Supplied material>
▽

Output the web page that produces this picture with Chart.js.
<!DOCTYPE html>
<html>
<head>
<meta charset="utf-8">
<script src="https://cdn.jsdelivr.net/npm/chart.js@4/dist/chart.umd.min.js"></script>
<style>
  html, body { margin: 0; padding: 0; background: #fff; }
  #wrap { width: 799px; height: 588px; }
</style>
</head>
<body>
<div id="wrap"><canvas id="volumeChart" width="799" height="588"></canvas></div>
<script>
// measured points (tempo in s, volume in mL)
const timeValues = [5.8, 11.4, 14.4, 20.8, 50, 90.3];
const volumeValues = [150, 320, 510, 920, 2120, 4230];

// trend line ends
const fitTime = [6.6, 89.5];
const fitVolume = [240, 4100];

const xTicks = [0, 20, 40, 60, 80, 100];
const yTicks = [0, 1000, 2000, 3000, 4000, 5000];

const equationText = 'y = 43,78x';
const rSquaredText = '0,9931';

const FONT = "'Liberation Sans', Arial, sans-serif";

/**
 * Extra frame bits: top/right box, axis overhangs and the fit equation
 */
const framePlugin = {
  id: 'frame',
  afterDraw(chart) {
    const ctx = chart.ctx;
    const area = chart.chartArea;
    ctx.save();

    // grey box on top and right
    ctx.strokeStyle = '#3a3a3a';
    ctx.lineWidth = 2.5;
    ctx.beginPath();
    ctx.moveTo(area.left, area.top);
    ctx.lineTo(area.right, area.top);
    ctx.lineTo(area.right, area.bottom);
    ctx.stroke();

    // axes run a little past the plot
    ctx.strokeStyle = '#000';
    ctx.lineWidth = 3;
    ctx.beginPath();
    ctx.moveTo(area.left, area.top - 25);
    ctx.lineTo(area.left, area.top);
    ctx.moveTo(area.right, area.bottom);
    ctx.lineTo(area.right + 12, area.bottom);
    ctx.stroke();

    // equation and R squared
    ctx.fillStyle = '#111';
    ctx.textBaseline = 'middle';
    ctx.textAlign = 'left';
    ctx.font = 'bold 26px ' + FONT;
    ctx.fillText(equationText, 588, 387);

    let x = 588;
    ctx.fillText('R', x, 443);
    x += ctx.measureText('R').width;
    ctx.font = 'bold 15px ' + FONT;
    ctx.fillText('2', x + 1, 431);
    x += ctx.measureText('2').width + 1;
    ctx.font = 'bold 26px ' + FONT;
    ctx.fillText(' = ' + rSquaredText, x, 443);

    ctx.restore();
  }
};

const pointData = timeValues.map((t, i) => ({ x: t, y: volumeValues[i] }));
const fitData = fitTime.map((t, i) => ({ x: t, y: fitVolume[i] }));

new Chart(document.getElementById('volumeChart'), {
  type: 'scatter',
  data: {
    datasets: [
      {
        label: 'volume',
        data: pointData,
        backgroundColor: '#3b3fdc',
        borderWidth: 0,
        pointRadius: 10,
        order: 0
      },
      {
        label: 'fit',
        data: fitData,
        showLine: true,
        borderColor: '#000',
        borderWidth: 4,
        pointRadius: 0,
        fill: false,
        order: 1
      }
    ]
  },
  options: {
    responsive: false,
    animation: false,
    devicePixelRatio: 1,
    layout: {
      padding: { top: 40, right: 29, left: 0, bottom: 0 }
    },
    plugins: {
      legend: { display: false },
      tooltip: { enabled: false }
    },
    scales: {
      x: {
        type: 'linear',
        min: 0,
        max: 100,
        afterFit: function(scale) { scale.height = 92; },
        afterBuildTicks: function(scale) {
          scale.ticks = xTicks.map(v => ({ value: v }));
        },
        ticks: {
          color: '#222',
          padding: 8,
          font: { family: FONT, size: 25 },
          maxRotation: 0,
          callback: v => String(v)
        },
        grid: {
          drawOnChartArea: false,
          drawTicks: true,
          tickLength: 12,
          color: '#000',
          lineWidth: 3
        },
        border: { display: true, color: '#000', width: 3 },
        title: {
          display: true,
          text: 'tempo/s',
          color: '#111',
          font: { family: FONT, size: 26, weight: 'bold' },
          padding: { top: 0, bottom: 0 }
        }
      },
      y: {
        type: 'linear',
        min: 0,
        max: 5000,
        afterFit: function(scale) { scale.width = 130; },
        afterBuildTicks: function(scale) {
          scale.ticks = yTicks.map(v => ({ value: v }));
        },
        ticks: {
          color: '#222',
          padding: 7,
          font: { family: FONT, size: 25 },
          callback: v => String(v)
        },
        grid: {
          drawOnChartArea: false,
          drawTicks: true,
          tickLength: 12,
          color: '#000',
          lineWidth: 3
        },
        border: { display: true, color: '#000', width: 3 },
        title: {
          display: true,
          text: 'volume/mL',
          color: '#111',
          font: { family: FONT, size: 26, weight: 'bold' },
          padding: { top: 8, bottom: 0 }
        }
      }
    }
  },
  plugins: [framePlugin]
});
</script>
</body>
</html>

△
▽

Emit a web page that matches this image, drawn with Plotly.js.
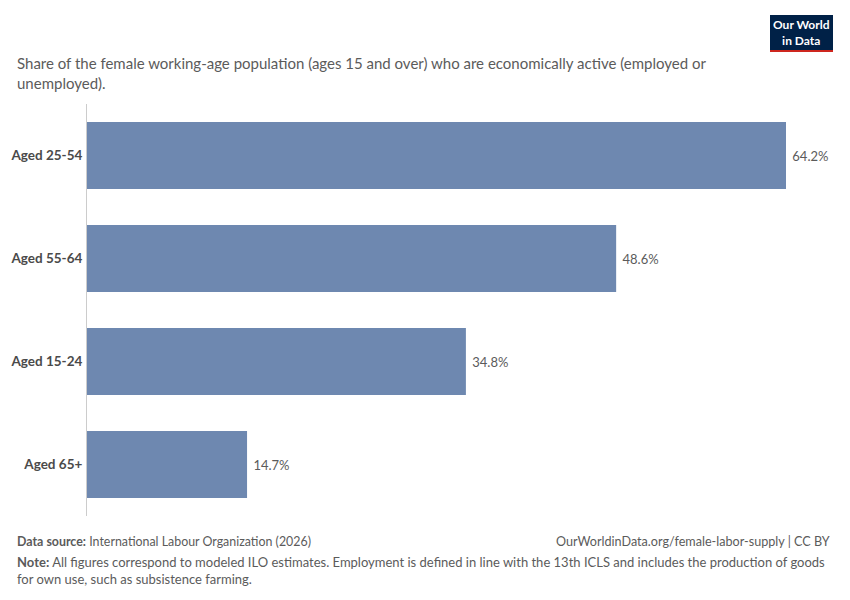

△
▽

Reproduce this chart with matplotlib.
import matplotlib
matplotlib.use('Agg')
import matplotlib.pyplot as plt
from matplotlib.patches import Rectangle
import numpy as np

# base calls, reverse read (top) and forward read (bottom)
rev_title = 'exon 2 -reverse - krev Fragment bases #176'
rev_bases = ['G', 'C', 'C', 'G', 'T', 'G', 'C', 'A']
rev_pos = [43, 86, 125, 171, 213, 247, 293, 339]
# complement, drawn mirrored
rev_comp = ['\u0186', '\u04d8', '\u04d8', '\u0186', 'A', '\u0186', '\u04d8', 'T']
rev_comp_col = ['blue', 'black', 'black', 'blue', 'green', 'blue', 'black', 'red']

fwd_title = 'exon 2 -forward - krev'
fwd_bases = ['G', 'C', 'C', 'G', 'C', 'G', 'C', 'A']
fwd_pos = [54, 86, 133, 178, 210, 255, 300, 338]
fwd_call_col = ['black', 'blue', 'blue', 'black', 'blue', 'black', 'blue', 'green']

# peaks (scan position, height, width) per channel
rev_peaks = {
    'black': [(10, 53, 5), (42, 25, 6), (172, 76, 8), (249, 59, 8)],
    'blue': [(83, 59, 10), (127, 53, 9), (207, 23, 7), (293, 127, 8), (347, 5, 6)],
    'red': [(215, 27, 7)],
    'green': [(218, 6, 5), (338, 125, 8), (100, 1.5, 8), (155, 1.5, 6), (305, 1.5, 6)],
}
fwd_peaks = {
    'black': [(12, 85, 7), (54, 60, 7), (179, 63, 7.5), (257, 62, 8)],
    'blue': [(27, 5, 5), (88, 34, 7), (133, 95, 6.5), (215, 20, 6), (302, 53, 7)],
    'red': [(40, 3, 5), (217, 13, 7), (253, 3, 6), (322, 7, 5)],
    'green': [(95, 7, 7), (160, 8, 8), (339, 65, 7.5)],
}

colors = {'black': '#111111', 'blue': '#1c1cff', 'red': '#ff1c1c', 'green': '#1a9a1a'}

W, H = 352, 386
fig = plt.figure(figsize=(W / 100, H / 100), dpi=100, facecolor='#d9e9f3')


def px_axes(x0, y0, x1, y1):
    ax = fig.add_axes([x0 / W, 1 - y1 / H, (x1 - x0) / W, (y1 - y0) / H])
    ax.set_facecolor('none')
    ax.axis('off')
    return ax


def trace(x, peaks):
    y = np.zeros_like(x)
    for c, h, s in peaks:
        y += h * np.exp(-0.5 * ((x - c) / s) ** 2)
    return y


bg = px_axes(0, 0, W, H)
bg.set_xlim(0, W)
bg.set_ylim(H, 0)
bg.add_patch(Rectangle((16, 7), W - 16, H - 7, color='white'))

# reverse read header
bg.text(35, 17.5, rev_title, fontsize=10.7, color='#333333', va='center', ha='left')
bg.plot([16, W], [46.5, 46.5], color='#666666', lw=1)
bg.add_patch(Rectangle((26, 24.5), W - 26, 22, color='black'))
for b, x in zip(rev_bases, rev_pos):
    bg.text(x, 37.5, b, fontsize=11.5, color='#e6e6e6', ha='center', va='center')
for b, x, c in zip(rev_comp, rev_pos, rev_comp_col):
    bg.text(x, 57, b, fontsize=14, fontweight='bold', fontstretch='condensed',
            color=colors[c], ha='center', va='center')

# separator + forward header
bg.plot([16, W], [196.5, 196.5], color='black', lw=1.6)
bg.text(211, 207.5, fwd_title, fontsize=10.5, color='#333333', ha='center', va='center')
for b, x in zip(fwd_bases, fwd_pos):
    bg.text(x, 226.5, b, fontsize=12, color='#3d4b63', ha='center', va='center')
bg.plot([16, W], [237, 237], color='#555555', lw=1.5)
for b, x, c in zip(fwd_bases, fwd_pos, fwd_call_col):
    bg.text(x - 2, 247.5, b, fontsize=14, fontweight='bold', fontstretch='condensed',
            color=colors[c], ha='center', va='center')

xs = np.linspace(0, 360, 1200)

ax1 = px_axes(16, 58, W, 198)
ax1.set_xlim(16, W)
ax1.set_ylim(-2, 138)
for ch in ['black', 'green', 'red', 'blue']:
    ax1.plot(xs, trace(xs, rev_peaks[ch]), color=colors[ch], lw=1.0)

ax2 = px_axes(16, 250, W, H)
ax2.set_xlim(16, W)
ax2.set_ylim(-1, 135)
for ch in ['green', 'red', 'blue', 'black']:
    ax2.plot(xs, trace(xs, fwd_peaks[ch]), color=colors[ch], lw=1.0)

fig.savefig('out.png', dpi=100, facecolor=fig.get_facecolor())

△

What is expected>
The lines to return run from the one containing "Output the web" down to the one containing "ctx.save();"; give them exactly, both included, and no others.

Written answer>
Output the web page that produces this picture with Chart.js.
<!DOCTYPE html>
<html>
<head>
<meta charset="utf-8">
<script src="https://cdn.jsdelivr.net/npm/chart.js@4/dist/chart.umd.min.js"></script>
<style>
  html, body { margin: 0; padding: 0; background: #fff; }
  #wrap { width: 799px; height: 588px; }
</style>
</head>
<body>
<div id="wrap"><canvas id="volumeChart" width="799" height="588"></canvas></div>
<script>
// measured points (tempo in s, volume in mL)
const timeValues = [5.8, 11.4, 14.4, 20.8, 50, 90.3];
const volumeValues = [150, 320, 510, 920, 2120, 4230];

// trend line ends
const fitTime = [6.6, 89.5];
const fitVolume = [240, 4100];

const xTicks = [0, 20, 40, 60, 80, 100];
const yTicks = [0, 1000, 2000, 3000, 4000, 5000];

const equationText = 'y = 43,78x';
const rSquaredText = '0,9931';

const FONT = "'Liberation Sans', Arial, sans-serif";

/**
 * Extra frame bits: top/right box, axis overhangs and the fit equation
 */
const framePlugin = {
  id: 'frame',
  afterDraw(chart) {
    const ctx = chart.ctx;
    const area = chart.chartArea;
    ctx.save();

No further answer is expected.